Copy exactly, and only, the lines below from the first through the one containing "import plotly.graph_objects as go", both included; pictures are omitted.

[Start DATA PROVIDED]

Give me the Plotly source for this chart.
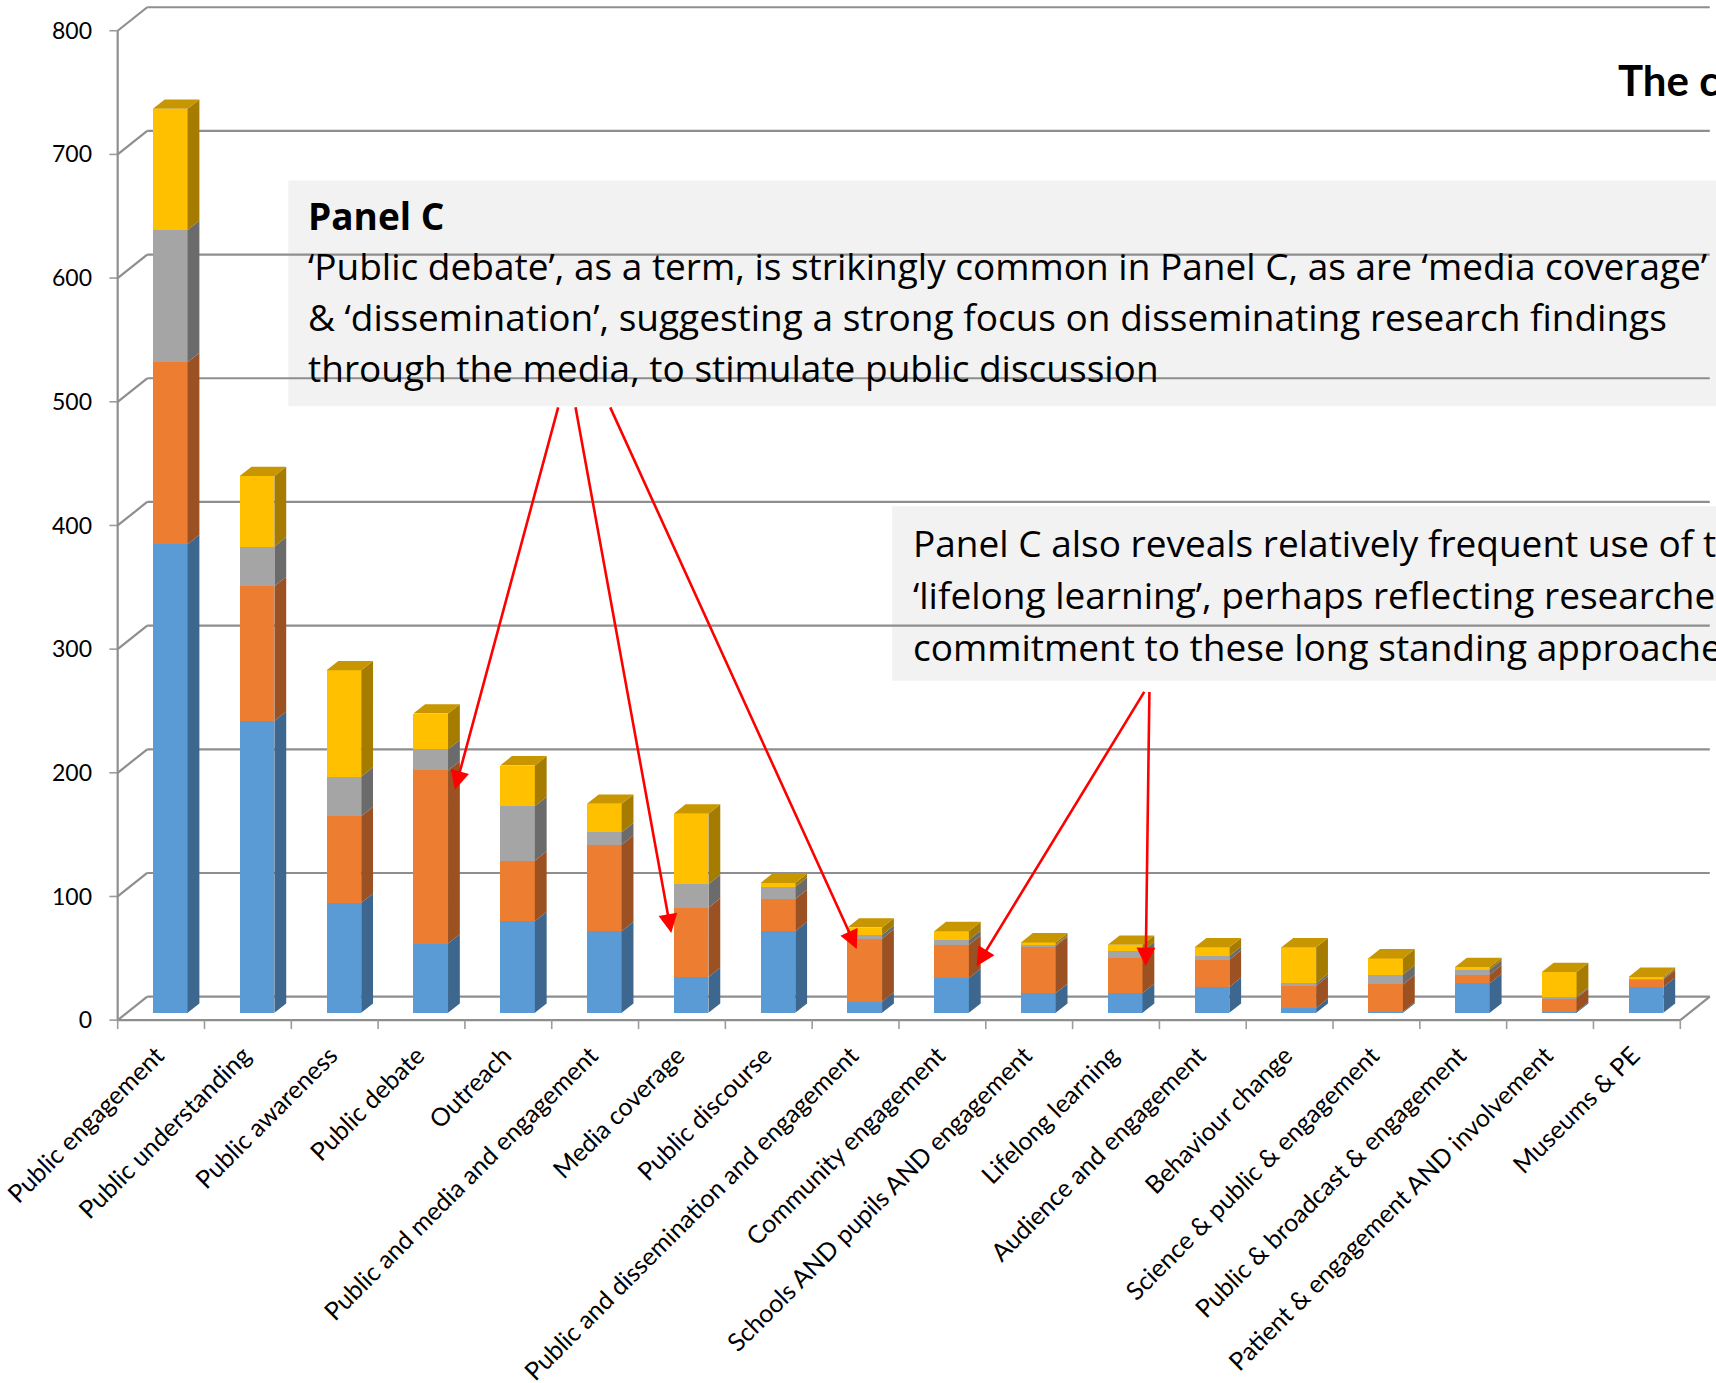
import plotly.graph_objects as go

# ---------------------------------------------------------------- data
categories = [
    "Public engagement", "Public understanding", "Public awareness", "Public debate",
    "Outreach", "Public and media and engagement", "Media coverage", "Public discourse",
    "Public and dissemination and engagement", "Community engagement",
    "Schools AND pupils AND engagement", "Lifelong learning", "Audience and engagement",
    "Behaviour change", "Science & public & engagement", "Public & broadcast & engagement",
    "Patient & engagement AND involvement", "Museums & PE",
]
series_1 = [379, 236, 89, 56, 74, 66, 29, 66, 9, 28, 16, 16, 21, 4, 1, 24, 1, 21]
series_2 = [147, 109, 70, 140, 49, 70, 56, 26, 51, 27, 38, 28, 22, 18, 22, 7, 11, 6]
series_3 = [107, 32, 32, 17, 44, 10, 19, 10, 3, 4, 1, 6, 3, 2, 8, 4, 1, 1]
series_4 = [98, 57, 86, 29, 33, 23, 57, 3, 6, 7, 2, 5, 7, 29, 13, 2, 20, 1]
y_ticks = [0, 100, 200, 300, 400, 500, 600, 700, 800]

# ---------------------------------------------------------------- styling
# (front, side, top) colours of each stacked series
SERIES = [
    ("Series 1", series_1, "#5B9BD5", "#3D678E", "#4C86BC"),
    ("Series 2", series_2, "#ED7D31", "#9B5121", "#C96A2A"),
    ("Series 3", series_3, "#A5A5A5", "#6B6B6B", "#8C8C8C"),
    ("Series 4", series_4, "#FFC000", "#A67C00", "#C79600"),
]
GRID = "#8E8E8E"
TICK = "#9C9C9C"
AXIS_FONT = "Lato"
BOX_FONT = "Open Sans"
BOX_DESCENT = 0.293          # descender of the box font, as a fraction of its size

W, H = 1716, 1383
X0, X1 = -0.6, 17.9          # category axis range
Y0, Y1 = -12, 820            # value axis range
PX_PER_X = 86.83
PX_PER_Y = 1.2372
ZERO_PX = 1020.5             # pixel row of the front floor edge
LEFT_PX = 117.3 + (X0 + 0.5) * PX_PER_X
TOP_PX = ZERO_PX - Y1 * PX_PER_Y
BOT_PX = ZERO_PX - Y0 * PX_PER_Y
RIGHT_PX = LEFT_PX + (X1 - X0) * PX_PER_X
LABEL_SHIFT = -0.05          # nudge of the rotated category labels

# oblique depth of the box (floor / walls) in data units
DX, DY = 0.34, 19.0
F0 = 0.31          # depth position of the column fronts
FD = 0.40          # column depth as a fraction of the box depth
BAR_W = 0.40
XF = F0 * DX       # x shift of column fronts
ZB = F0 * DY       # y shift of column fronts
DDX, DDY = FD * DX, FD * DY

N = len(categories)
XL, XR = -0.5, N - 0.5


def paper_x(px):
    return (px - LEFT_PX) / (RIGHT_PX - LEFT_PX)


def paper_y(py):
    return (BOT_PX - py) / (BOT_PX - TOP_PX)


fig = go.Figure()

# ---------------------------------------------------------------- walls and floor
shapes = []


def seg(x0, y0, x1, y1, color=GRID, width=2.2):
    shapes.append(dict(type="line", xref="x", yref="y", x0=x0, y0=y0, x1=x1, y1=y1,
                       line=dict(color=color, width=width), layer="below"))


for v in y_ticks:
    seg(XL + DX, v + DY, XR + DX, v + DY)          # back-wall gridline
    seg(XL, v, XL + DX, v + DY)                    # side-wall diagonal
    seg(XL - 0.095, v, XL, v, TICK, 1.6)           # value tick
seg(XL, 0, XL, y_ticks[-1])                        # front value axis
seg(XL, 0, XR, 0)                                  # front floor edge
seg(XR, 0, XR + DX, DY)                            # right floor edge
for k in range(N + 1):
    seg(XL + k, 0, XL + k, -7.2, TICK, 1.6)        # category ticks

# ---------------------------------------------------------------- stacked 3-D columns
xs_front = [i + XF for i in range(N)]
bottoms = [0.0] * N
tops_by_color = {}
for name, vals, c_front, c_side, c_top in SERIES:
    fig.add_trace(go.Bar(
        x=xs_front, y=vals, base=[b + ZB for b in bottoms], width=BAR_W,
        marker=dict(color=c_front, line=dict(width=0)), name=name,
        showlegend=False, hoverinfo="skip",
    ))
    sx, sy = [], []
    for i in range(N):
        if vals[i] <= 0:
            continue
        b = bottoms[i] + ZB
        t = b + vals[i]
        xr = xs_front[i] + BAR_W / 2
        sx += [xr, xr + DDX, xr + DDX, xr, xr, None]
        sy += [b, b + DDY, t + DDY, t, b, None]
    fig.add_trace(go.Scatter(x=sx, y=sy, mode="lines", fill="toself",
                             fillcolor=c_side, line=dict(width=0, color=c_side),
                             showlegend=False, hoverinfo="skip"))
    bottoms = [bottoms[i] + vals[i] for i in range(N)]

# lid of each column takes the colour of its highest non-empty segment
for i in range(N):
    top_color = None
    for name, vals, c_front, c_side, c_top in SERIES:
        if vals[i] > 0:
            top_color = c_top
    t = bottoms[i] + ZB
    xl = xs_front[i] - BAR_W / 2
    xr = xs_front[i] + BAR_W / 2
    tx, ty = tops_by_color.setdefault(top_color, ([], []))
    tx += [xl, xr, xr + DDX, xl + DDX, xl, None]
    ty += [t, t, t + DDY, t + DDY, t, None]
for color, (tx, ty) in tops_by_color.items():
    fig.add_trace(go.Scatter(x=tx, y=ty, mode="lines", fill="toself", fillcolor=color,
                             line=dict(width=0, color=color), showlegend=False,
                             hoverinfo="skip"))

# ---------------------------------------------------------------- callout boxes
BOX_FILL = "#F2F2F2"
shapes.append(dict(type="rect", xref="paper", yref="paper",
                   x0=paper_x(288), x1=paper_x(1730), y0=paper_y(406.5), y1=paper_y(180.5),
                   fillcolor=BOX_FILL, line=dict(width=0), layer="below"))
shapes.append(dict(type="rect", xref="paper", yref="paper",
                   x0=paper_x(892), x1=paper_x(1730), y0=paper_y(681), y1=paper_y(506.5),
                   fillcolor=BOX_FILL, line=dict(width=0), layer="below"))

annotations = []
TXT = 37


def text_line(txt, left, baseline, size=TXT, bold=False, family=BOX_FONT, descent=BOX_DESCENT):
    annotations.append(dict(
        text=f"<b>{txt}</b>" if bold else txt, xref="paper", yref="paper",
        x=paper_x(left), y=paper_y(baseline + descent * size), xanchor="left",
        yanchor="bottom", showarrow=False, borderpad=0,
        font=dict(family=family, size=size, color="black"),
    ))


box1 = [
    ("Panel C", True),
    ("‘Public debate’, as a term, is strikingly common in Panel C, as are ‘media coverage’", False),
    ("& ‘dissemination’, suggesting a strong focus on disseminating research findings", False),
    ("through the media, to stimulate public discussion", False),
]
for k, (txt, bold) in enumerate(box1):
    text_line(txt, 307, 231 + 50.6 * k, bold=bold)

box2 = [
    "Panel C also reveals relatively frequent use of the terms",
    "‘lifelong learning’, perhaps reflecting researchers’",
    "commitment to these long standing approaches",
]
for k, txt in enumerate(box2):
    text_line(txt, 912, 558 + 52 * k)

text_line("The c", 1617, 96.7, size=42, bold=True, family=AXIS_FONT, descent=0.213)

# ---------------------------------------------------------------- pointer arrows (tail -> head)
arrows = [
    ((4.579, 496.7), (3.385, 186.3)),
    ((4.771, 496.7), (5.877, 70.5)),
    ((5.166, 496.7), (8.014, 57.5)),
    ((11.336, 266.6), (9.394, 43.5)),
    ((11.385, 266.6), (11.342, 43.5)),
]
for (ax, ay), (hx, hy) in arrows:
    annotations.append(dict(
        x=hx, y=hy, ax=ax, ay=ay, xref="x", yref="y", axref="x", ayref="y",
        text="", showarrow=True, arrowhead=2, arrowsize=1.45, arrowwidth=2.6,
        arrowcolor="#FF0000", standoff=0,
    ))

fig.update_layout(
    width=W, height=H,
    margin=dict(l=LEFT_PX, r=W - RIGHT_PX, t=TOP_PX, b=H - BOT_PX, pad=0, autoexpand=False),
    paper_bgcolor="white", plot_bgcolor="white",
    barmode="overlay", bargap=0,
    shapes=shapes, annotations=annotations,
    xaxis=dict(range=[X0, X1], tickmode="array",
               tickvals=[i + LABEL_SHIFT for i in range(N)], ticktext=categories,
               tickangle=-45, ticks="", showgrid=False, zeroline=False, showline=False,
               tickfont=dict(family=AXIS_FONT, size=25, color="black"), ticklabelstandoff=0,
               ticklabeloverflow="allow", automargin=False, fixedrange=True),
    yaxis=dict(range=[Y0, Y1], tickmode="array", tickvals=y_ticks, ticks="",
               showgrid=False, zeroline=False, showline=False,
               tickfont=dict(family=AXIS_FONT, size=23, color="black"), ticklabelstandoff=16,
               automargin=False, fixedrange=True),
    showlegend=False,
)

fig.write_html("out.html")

[End DATA PROVIDED]

* _COMPLETE ANSWER_
Give me the Plotly source for this chart.
import plotly.graph_objects as go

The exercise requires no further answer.